On peut avancer les excuses que l'on veut, notamment le Big Three qui a trusté tous les titres. Mais au moment de prendre la suite des trois légendes, aucun Bleu n'était dans la file. Le circuit appartient désormais à Alcaraz et Jannik Sinner, qui ont raflé tous les Grands Chelems la saison passée. Mais ces excuses ont-elles un sens au niveau Masters 1000, quand on sait que des joueurs comme Jack Sock, Fabio Fognini, Pablo Carreño Busta, Borna Ćorić, Alexei Popyrin ou Cameron Norrie en ont inscrit un à leur palmarès ? Sachant qu'aucun d'entre eux n'a été mieux classé que 8e mondial, un rang souvent atteint après le titre susmentionné ?

Chez les femmes, le tableau est encore plus sombre. Avant les titres de Caroline Garcia, le dernier en WTA 1000 (Tier I à l'époque) remontait à Mary Pierce en octobre 2005. Et "Caro", à l'US Open 2022, a signé la première demi-finale d'une Française en Grand Chelem depuis Marion Bartoli, en route vers son inoubliable sacre à Wimbledon en 2013. Les dix dernières années ont dépendu d'une seule joueuse, ce qui promet un futur bien incertain. 

L'Open d'Australie servira donc de premier révélateur en ce qui concerne les chances françaises.

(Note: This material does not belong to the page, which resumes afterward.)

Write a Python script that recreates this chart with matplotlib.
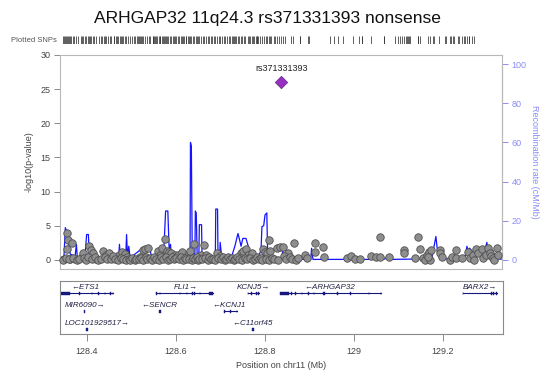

L'an dernier, Adrian Mannarino, Arthur Cazaux et Océane Dodin avaient atteint les 8e de finale, tombant tous à la renverse à ce stade. Des épiphénomènes alors qu'on espère bien mieux, comme un premier Français en quart de finale ici depuis Monfils et Alizé Cornet en 2022. Mais une grosse performance d'entrée de jeu, voilà qui confirmerait la performance d'Humbert à Bercy, et qui jetterait les bases d'une saison réussie. Le tennis français en a besoin, histoire de prouver qu'il n'est pas qu'un organisateur de tournois prestigieux, mais qu'il peut encore fabriquer des champions.